Investing in 2026: What Changed and What Didn’t

The investing landscape in 2026 looks different from five years ago — interest rates, AI-driven markets, and new platforms have all shifted the playing field. But the fundamentals that determine long-term investing success haven’t changed at all. Here’s what’s new, what’s the same, and what it means for a beginner starting today.

What changed: the interest rate environment

After aggressive rate hikes in 2022–2023, interest rates stabilized at historically elevated levels. This means high-yield savings accounts and money market funds now offer 4–5% APY — a meaningful return that didn’t exist for most of the 2010s. For beginners building an emergency fund, parking cash in a high-yield savings account is no longer a « waste » — it’s a legitimate short-term strategy while you build your investment portfolio.

What changed: the rise of fractional investing

Five years ago, buying a share of a high-priced stock required hundreds or thousands of dollars. Today, every major brokerage — Fidelity, Schwab, Public — offers fractional shares with no minimum. A beginner with $50 can now own a diversified portfolio of blue-chip stocks immediately. The barrier to entry has effectively disappeared.

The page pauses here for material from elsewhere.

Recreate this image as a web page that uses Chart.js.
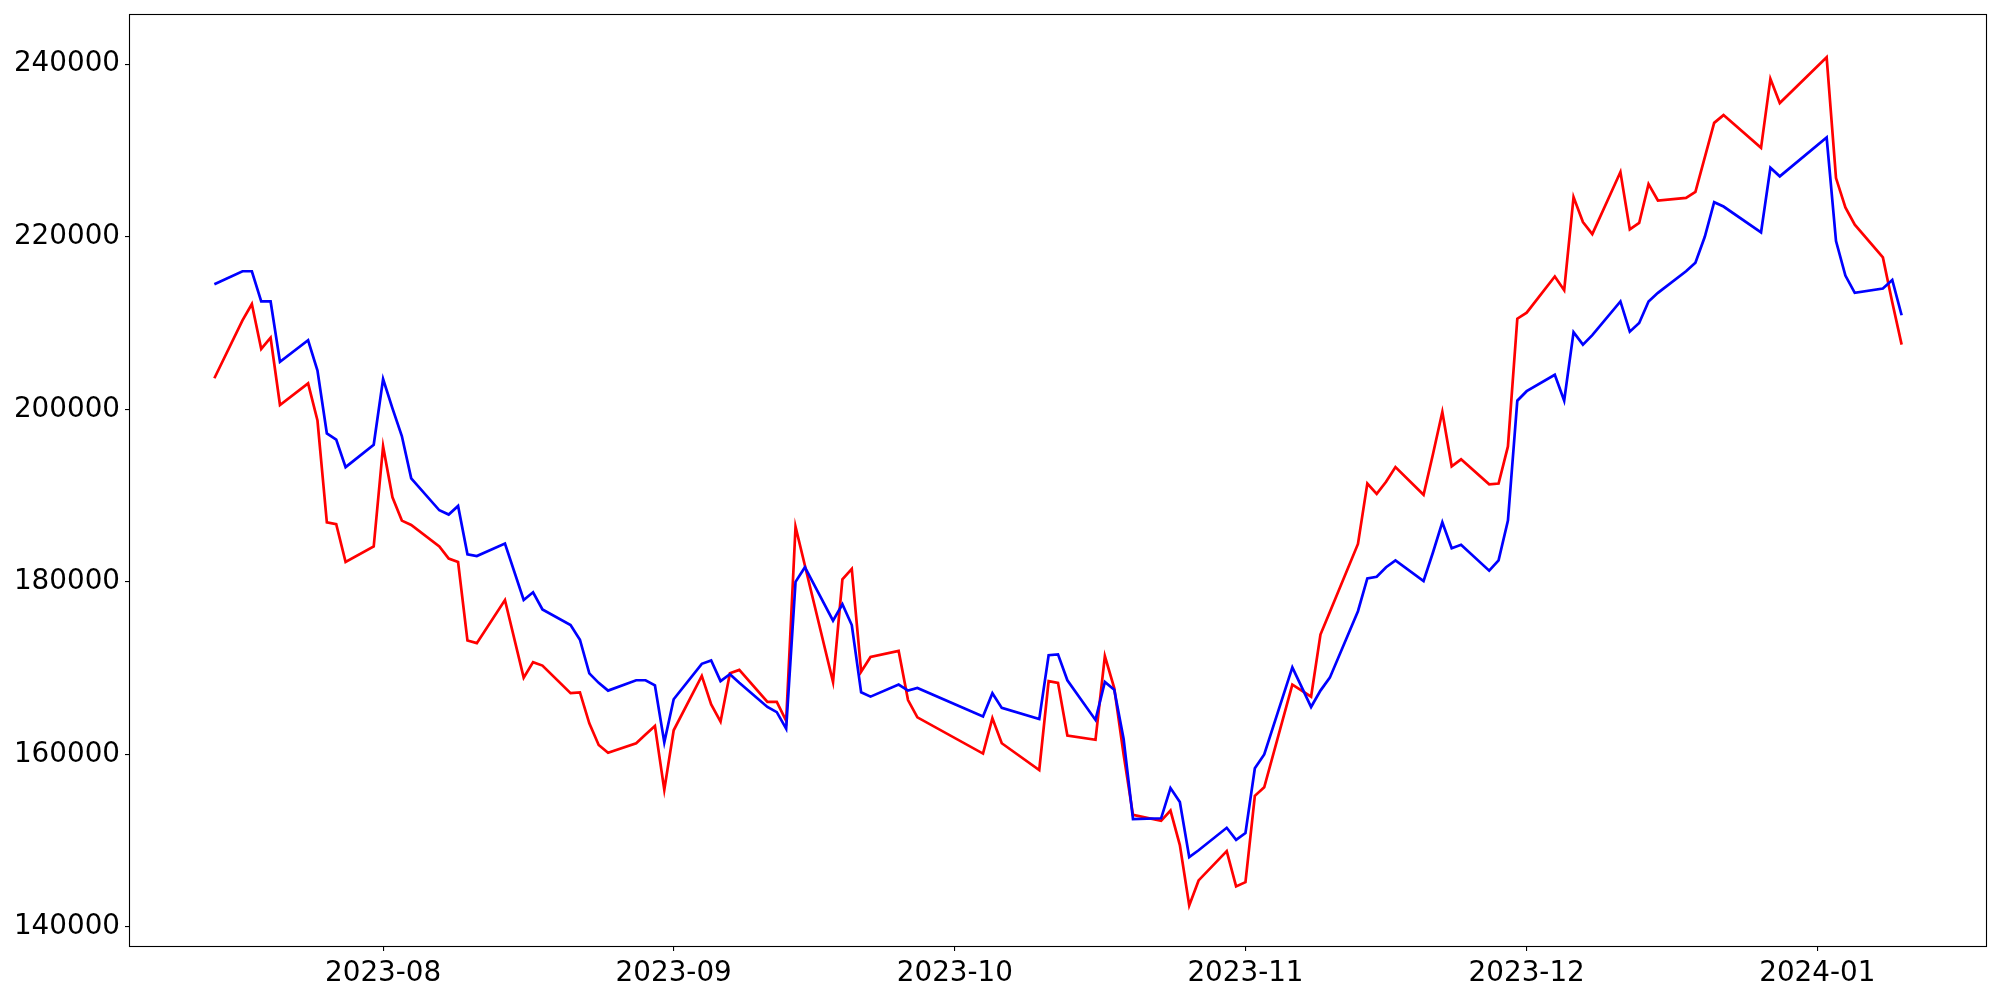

What changed: AI and algorithmic trading

Algorithmic and AI-driven trading now accounts for the majority of daily market volume. This creates more short-term volatility — markets can move sharply on news events within milliseconds. For long-term investors, this changes nothing. For anyone attempting to time the market or day trade, it makes an already difficult game nearly impossible.

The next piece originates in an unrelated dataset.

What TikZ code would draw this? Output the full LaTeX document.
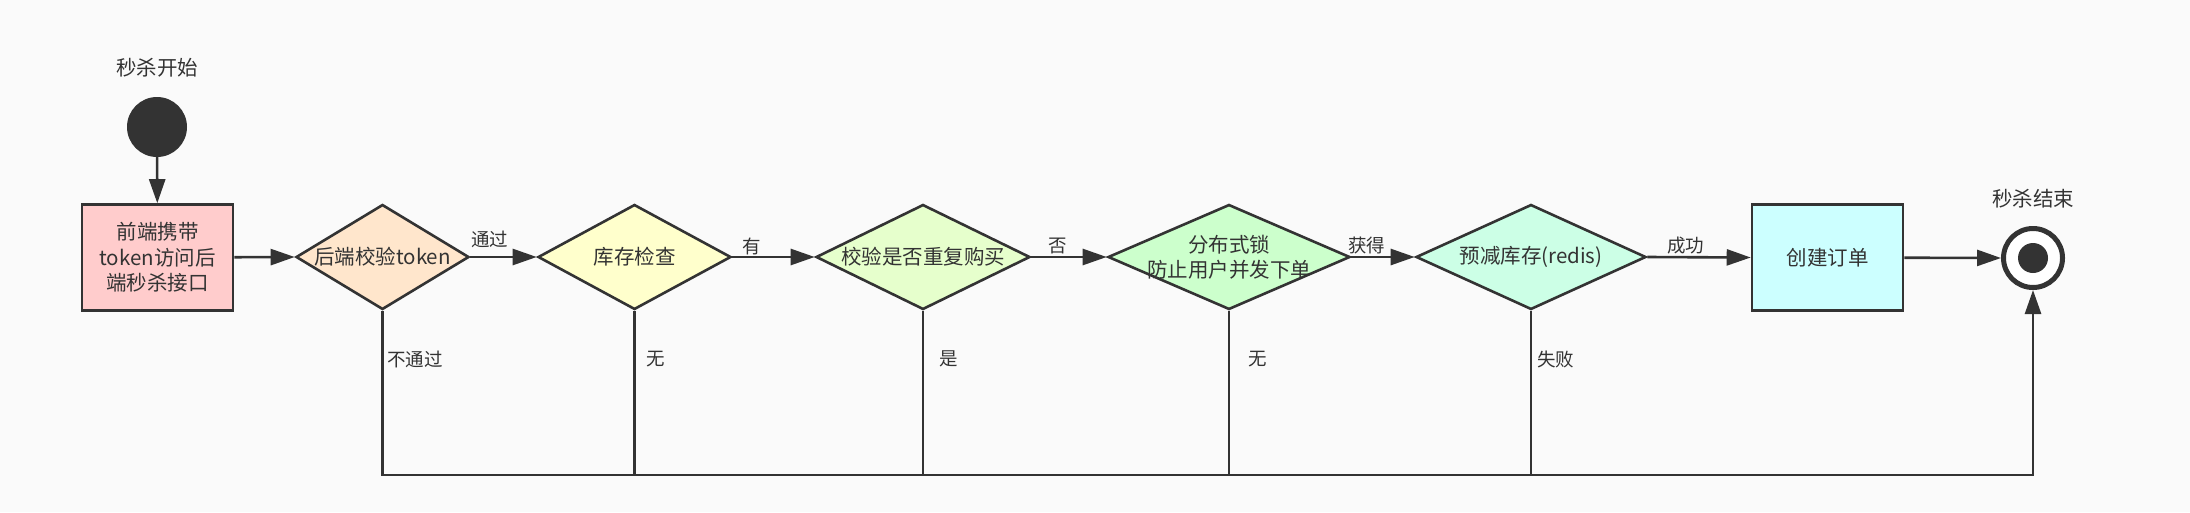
\documentclass[tikz,border=0pt]{standalone}
\usepackage{fontspec}
\setmainfont{Noto Sans CJK SC}
\usetikzlibrary{shapes.geometric,arrows.meta}
\definecolor{ink}{HTML}{333333}
\definecolor{bgc}{HTML}{FAFAFA}
\definecolor{cA}{HTML}{FFCCCC}
\definecolor{cB}{HTML}{FFE6CC}
\definecolor{cC}{HTML}{FFFFCC}
\definecolor{cD}{HTML}{E6FFCC}
\definecolor{cE}{HTML}{CCFFCC}
\definecolor{cF}{HTML}{CCFFE6}
\definecolor{cG}{HTML}{CCFFFF}
\begin{document}
\begin{tikzpicture}[x=1pt,y=-1pt,
  nt/.style={text=ink, font=\fontsize{20.5}{25.5}\selectfont, align=center, inner sep=0pt},
  el/.style={text=ink, font=\fontsize{18.5}{22}\selectfont, inner sep=0pt},
  boxnode/.style={nt, draw=ink, line width=2.6pt, rectangle, minimum width=151pt, minimum height=106pt},
  dia/.style={draw=ink, line width=2.6pt, diamond, inner sep=0pt, minimum height=105pt, minimum width=#1},
  ln/.style={draw=ink, line width=2.6pt},
  arr/.style={ln, -{Triangle[length=24pt,width=16pt]}},
]
\fill[bgc] (0,0) rectangle (2190,512);
\useasboundingbox (0,0) rectangle (2190,512);

% start
\node[nt] (st) at (157,68) {秒杀开始};
\node[circle, fill=ink, minimum size=60pt, inner sep=0pt] (s) at (157,127) {};
\node[boxnode, fill=cA] (b1) at (157.5,257.5) {前端携带\\token访问后\\端秒杀接口};

% decisions
\node[dia=173pt, fill=cB, label={[nt]center:后端校验token}] (d1) at (382.5,257) {};
\node[dia=193pt, fill=cC, label={[nt]center:库存检查}] (d2) at (634.5,257) {};
\node[dia=214pt, fill=cD, label={[nt]center:校验是否重复购买}] (d3) at (923,257) {};
\node[dia=242pt, fill=cE, label={[nt]center:分布式锁\\防止用户并发下单}] (d4) at (1229,257) {};
\node[dia=230pt, fill=cF, label={[nt]center:预减库存(redis)}] (d5) at (1531,257) {};

% create order
\node[boxnode, fill=cG] (b2) at (1827.5,257.5) {创建订单};

% end
\node[nt] (et) at (2033,199) {秒杀结束};
\node[circle, draw=ink, line width=5pt, fill=white, minimum size=59pt, inner sep=0pt] (e) at (2033,258) {};
\fill[ink] (e.center) circle (15pt);

% main flow
\draw[arr] (s) -- (b1);
\draw[arr] (b1) -- (d1.west);
\draw[arr] (d1.east) -- node[el, pos=0.29, yshift=18pt] {通过} (d2.west);
\draw[arr] (d2.east) -- node[el, pos=0.235, yshift=11pt] {有} (d3.west);
\draw[arr] (d3.east) -- node[el, pos=0.35, yshift=11pt] {否} (d4.west);
\draw[arr] (d4.east) -- node[el, pos=0.24, yshift=12pt] {获得} (d5.west);
\draw[arr] (d5.east) -- node[el, pos=0.37, yshift=12pt] {成功} (b2.west);
\draw[arr] (b2) -- (e.west);

% failure paths
\coordinate (bot) at (2033,475);
\draw[arr] (d1.south) |- (bot) -- (e.south);
\draw[ln] (d2.south) -- (d2.south |- bot);
\draw[ln] (d3.south) -- (d3.south |- bot);
\draw[ln] (d4.south) -- (d4.south |- bot);
\draw[ln] (d5.south) -- (d5.south |- bot);

\node[el, anchor=west] (l1) at (387,359) {不通过};
\node[el, anchor=west] (l2) at (646,359) {无};
\node[el, anchor=west] (l3) at (939,359) {是};
\node[el, anchor=west] (l4) at (1248,359) {无};
\node[el, anchor=west] (l5) at (1537,359) {失败};
\end{tikzpicture}
\end{document}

What didn’t change: diversification still wins

Despite everything, a diversified portfolio of low-cost index funds remains the single most reliable strategy for long-term wealth building. Study after study confirms that the vast majority of actively managed funds — run by professionals with enormous resources — fail to beat a simple S&P 500 index fund over 15+ years. For a beginner in 2026, the advice is identical to what it was in 2006: buy broad, stay diversified, keep costs low.

What didn’t change: time in the market beats timing the market

Every generation of new investors believes their moment is uniquely uncertain — and every generation is right. Markets in 2026 face genuine uncertainties: geopolitical tensions, AI disruption, climate-related economic shifts. But the investors who stayed invested through every previous period of uncertainty — 2008, 2020, 2022 — recovered and came out ahead. Missing the 10 best market days in any given decade typically cuts long-term returns in half.

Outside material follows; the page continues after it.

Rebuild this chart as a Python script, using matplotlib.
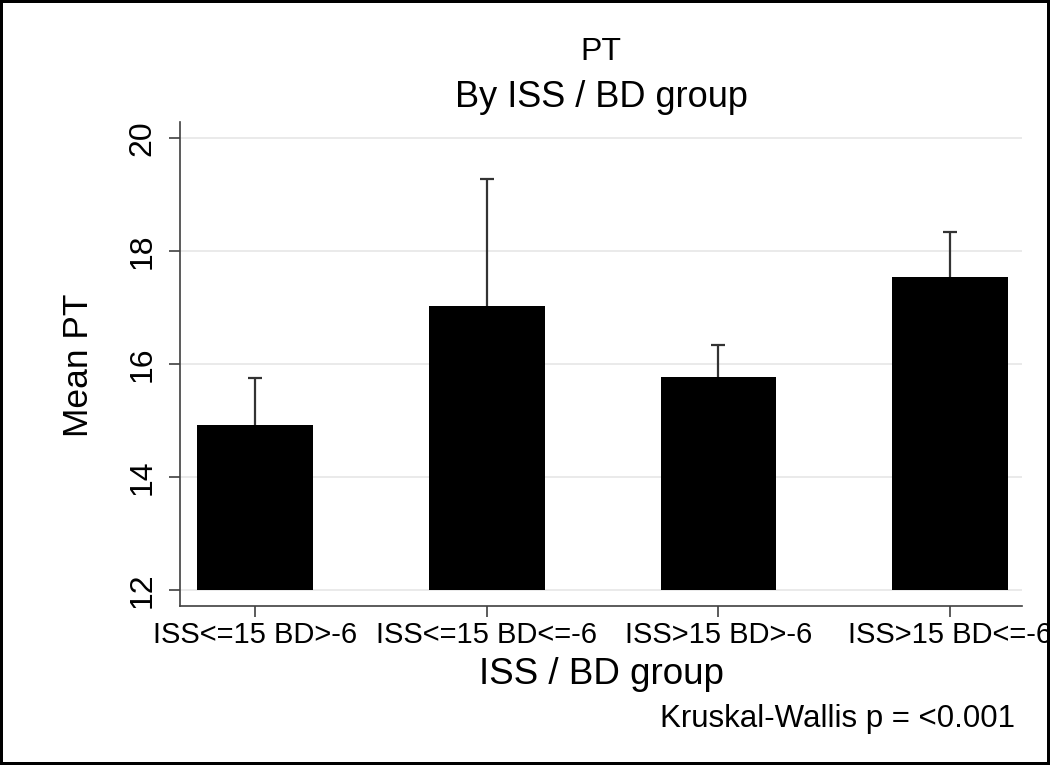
import matplotlib.pyplot as plt

# mean PT by ISS / BD group
groups = ["ISS<=15 BD>-6", "ISS<=15 BD<=-6", "ISS>15 BD>-6", "ISS>15 BD<=-6"]
mean_pt = [14.93, 17.03, 15.77, 17.54]
err_pt = [0.82, 2.24, 0.57, 0.80]
y_ticks = [12, 14, 16, 18, 20]

plt.rcParams['font.family'] = ['Liberation Sans', 'DejaVu Sans']

fig = plt.figure(figsize=(10.5, 7.65), dpi=100, linewidth=4, edgecolor='black')
ax = fig.add_axes([0.1714, 0.2078, 0.9733 - 0.1714, 0.8405 - 0.2078])

x = list(range(len(groups)))
base = 12
heights = [m - base for m in mean_pt]
ax.bar(x, heights, bottom=base, width=0.5, color='black', zorder=2)
eb = ax.errorbar(x, mean_pt, yerr=[[0] * len(err_pt), err_pt], fmt='none',
                 ecolor='#333333', elinewidth=1.6, capsize=4.7, capthick=1.6, zorder=3)
# only the upper cap is drawn in the original
eb[1][0].set_visible(False)

ax.set_xlim(-0.324, 3.31)
ax.set_ylim(11.72, 20.28)
ax.set_yticks(y_ticks)
ax.set_xticks(x)
ax.set_xticklabels(groups, fontsize=21)
ax.set_yticklabels([str(t) for t in y_ticks], fontsize=23, rotation=90, va='center')

ax.grid(axis='y', color='#e8e8e8', linewidth=1.3)
ax.set_axisbelow(True)
for s in ['top', 'right']:
    ax.spines[s].set_visible(False)
for s in ['left', 'bottom']:
    ax.spines[s].set_color('#404040')
    ax.spines[s].set_linewidth(1.2)
ax.tick_params(axis='both', colors='#404040', labelcolor='black', length=8, width=1.2)
ax.tick_params(axis='x', pad=3)
ax.tick_params(axis='y', pad=8)

# titles and axis labels
fig.text(0.5724, 1 - 60 / 765, "PT", fontsize=23, ha='center', va='baseline')
fig.text(0.5724, 1 - 107 / 765, "By ISS / BD group", fontsize=26, ha='center', va='baseline')
fig.text(0.5724, 1 - 684 / 765, "ISS / BD group", fontsize=26.5, ha='center', va='baseline')
fig.text(78 / 1050, 1 - 365 / 765, "Mean PT", fontsize=25.5, rotation=90, ha='center', va='center')
fig.text(1015 / 1050, 1 - 727 / 765, "Kruskal-Wallis p = <0.001", fontsize=22.5, ha='right', va='baseline')

fig.savefig("out.png", dpi=100)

What didn’t change: fees destroy returns

A 1% annual fee sounds trivial. Over 30 years, it consumes roughly 25% of your total portfolio value compared to a 0.03% index fund. In 2026, there is no reason to pay high fees — Fidelity offers zero-expense-ratio index funds, and Vanguard and Schwab charge as little as 0.03%. Always check the expense ratio before investing in any fund.

The beginner playbook for 2026

  • Build a 3–6 month emergency fund in a high-yield savings account (4–5% APY)
  • Contribute to your 401(k) up to the employer match
  • Open a Roth IRA and invest in a total market index fund
  • Ignore short-term market noise — check your portfolio quarterly, not daily
  • Increase contributions every time your income increases

Disclaimer: This article is for informational purposes only and does not constitute financial advice. Investing involves risk, including the possible loss of principal.